Justine DILIBERTO, Anna NIKIFOROVSKAJA, Cindy PEREIRA
Collection of information about people belonging to different categories (singers, writers, painters, architects, politicians, mathematicians) and types (A for artists and Z for non-artists) using The Wikipedia online encyclopedia and The Wikidata knowledge base. Automatically clustering and classifying these people into the correct categories or types based on this information.
- main.py: main program to run
- extraction.py: program to extract information about people (Exercise 1)
- preprocessing.py: program to apply preprocessing methods on the descriptions and summaries about people (Exercise 2)
- clustering.py: program to compute clustering using different representation methods:
- TFIDF
- Token
- Token-frequency
Each representation method is applied on two numbers of clusters: - 2 clusters (Types - A or Z) - 6 clusters (Categories - singers, writers, painters, architects, politicians, mathematicians)
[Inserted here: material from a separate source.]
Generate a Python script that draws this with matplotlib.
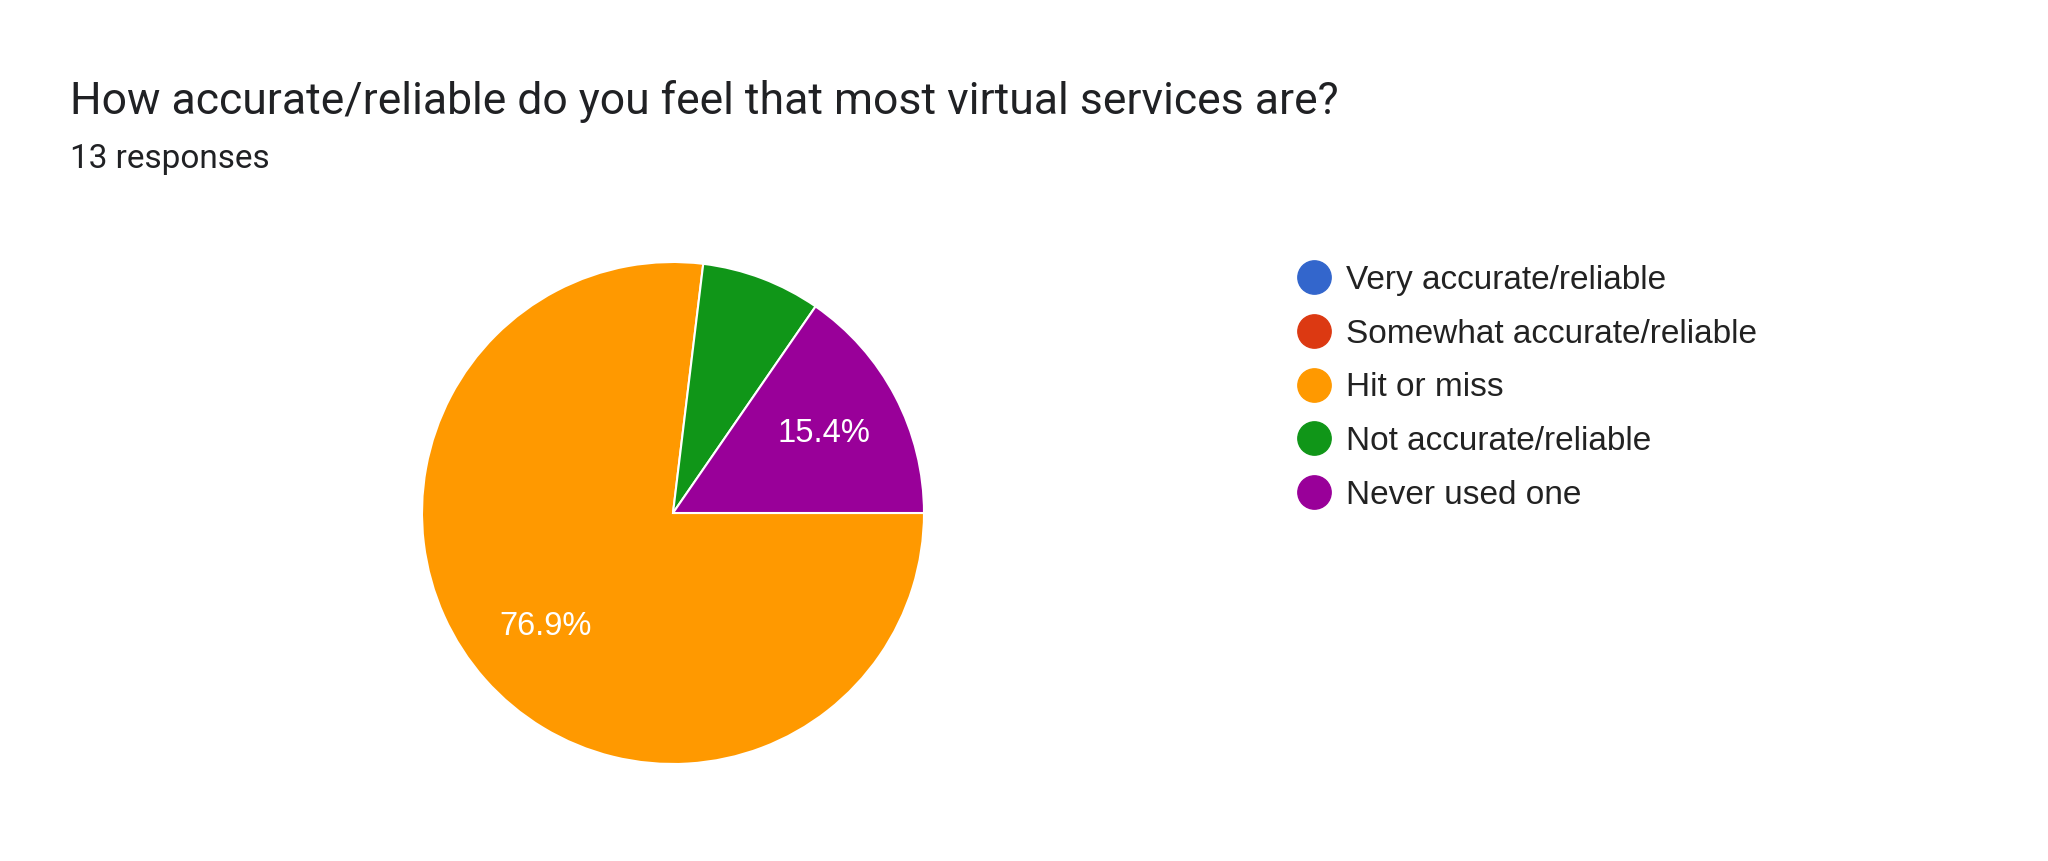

- classification.py: program to compute classification using different algorithms:
- Stochastic Gradient Descent Classifier
- Support Vector Classifier
- Multi-layer Perceptron Classifier
Each algorithm is applied on two kinds of information: - Types (A or Z) - Categories (singers, writers, painters, architects, politicians, mathematicians)
- data: contains computed ready-to-use data files:
- data.csv: raw data extracted by extraction.py
- processed_data.csv: data processed by preprocessing.py (used for clustering and classification)
To run the program, launch main.py using the following optional arguments:
- --parameters or -p followed by two integers corresponding to the number of people per category and the number of sentences per person. This is an optional argument as ready-to-use data is provided with the program (default values: 30 and 5).
python3 main.py -p 10 3
Warning: The extraction of information may take a long time.
- --classification or --no-classification can be used to show the results of classification methods or to not run it. By default, it will run.
python3 main.py --no-classification
- --clustering or --no-clustering can be used to show the results of clustering methods or to not run it. By default, it will run.
python3 main.py --no-clustering
- re
- nltk
- wptools
- wikipedia
- pandas
- SPARQLWrapper
- sklearn
- argparse